Em outras palavras, a geração Y tem sido bastante bem-sucedida em fazer com que seus empregadores continuem agindo como seus pais: recalcando suas pulsões e deixando o gozo mais direto por conta dos empregados.
Não se tem ouvido muita reclamação, ao contrário. Quando alguém critica esses jovens, o faz de lugar de quase-fã. O efeito social da imposição de seu modo de gozo ao mercado de trabalho foi o fato dessa geração ter ganho uma admiração quase pasmada de quem não ousa tanto. Varados de inveja inconsciente, os mais velhos bateram palminhas a cada vez que o talentoso rapaz virava às costas para as necessidades do grupo empresarial no qual se inseriu e flanavam em busca de melhores ventos.
Esse modo de vida está em risco. A crise atual fez com que, pela primeira vez, esses rapazes estejam enfrentando desemprego. Em uma matéria bastante ilustrativa, Marta Cavallini, do G1, em São Paulo, mostra exemplos de pessoas que, por não terem avaliado as novas contingências, se deram mal. Ela entrevistou profissionais que, desatentos, mantiveram o seu mesmo modo de gozo e não obtiveram o mesmo resultado que vinham anteriormente obtendo. Esses jovens, que cresceram em um período de prosperidade econômica, estão tendo dificuldades em criar novas respostas a tempos mais restritivos.
É justamente sua dificuldade o que levanta uma interrogação: haveria algum modo de gozo que, naquilo que seria sua essência, pode ser mantido desconectado do contexto? Ou mais valeria às novas gerações serem informadas do fato de que, por mais contentes que estejam com sua vida atual, só é possível obter uma fixidez de sua fórmula de satisfação na morte?
Parece-nos que, embora mais trabalhosa, a segunda formulação tende a gerar menos sofrimento psíquico. Em curto prazo, é muito fácil manter a beatitude da fórmula fixa de satisfação. Estamos vivendo em um tempo em que existe muita tolerância social para quem se quer exceção. Assim, se alguém reclama de nosso modo preferencial de gozo, sempre podemos fazer ouvidos moucos e acusar o interlocutor de moralista. Ele se recolhe, constrangido, e continuamos fazendo um pouco mais do mesmo. O problema é que os cães ladram, mas a caravana passa. Sem flexibilidade, fica difícil pegar o bonde andando.
Estar atento ao contexto e aos seus novos desafios dá trabalho. Existe um esforço constante para travar um embate com as formas cristalizadas de satisfação da pulsão.

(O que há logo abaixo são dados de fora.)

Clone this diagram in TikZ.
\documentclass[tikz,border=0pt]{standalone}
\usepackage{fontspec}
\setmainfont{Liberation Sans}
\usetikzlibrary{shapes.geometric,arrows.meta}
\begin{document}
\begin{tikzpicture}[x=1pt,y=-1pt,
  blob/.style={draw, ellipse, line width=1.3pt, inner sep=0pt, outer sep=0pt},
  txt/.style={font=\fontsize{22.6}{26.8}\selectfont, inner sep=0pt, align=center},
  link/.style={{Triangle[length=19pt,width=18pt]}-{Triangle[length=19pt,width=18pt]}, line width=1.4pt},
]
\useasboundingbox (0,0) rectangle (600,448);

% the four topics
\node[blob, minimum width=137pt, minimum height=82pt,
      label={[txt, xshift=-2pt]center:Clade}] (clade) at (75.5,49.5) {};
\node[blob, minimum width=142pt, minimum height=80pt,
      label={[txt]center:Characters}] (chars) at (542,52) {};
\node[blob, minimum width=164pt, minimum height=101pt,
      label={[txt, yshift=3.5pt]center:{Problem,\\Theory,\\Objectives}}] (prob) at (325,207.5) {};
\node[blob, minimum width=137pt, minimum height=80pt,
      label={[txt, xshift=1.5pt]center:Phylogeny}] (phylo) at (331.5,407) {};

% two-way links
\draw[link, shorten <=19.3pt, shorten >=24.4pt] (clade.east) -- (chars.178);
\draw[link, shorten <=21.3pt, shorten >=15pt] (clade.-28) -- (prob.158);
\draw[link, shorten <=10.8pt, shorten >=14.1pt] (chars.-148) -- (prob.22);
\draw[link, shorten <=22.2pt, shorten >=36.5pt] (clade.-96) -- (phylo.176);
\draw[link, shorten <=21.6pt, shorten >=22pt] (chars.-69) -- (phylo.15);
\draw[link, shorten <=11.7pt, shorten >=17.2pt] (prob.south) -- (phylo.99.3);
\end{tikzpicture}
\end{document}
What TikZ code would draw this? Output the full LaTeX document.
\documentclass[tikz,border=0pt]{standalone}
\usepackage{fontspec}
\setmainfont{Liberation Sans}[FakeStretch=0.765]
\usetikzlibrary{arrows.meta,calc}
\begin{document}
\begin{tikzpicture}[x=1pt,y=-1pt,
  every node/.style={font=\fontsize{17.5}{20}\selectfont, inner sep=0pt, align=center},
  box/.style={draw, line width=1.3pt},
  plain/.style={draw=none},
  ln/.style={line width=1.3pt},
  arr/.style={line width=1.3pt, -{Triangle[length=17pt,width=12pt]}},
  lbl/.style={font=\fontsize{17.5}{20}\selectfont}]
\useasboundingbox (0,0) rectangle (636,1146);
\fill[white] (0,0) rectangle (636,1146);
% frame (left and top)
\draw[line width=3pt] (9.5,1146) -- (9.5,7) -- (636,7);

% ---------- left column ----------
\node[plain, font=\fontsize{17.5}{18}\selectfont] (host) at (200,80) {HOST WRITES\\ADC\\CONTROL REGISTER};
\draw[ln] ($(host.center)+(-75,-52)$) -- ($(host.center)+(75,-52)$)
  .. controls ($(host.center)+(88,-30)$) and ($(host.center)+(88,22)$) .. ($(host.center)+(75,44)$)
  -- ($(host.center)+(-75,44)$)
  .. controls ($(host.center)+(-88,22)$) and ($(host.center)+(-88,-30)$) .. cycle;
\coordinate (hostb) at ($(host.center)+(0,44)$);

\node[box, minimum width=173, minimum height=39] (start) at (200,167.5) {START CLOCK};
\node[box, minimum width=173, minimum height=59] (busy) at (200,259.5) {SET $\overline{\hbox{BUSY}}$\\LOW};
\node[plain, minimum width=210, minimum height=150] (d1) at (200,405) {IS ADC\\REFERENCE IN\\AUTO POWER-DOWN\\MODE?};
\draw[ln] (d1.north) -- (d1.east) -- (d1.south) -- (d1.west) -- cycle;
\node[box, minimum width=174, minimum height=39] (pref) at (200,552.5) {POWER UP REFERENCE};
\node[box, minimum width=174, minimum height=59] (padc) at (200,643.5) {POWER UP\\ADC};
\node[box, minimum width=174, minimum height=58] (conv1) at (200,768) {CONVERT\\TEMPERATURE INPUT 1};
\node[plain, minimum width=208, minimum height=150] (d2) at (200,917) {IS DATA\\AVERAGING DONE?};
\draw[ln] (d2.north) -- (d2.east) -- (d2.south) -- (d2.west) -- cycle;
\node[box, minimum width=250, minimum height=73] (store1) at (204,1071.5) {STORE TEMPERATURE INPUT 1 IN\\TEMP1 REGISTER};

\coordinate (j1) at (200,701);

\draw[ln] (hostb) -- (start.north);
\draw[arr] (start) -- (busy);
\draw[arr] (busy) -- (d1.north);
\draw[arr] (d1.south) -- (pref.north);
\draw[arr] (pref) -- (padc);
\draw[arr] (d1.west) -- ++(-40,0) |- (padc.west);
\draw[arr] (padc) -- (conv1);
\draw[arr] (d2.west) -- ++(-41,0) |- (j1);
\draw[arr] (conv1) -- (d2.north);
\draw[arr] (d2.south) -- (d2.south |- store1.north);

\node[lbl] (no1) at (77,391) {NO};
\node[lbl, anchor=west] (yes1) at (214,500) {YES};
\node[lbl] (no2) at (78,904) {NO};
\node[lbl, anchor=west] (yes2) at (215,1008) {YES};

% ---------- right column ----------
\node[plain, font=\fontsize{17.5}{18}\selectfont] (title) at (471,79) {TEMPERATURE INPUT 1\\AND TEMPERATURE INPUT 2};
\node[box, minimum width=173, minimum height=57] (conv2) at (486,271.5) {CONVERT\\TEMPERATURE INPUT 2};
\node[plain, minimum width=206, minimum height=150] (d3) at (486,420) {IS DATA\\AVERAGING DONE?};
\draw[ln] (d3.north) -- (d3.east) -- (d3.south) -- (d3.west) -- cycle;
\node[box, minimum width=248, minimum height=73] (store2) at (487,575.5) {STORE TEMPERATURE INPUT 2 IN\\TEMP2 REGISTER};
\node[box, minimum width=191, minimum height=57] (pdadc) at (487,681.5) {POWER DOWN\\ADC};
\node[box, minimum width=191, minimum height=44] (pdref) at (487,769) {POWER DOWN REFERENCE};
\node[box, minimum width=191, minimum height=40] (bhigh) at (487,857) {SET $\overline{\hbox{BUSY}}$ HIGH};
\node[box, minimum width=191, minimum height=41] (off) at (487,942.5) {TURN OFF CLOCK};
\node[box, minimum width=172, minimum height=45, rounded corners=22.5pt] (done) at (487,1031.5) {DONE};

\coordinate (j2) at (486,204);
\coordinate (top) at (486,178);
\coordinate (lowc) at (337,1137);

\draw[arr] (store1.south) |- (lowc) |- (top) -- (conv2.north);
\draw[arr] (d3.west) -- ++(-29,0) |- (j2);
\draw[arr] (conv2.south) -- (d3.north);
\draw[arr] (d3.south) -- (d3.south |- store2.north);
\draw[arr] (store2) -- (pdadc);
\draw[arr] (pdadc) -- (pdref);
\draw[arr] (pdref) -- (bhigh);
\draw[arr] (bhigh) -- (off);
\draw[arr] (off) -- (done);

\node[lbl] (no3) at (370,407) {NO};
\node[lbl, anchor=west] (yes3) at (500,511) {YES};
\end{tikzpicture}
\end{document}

Demanda criatividade incessante para gerar novos modos de gozar que se façam viáveis nas novas contingências. Isso tudo é infernalmente cansativo. Por outro lado, a crise que assola a geração Y pode ser um convite para todos nós.
Favorecer um contexto no qual os filhos gozam pela geração precedente é uma fórmula fixa que coloca não só a eles como a nós mesmos em risco. Talvez, mais valesse engolir tranquilamente o impropério de querer ser um homem moral e apontar a necessidade de flexibilidade aos jovens. Isso poderia ajudá-los a entender que a responsabilidade pelo desejo é de cada um. Aqui, não cabe procuração nem desvio. Sustentar o desejo pede trabalho, obriga mudança. Exige um confronto com a dureza do Real que independe das causas aparentes de todas as crises.
Claudia Riolfi é Psicanalista e Professora Livre-docente da Universidade de São Paulo.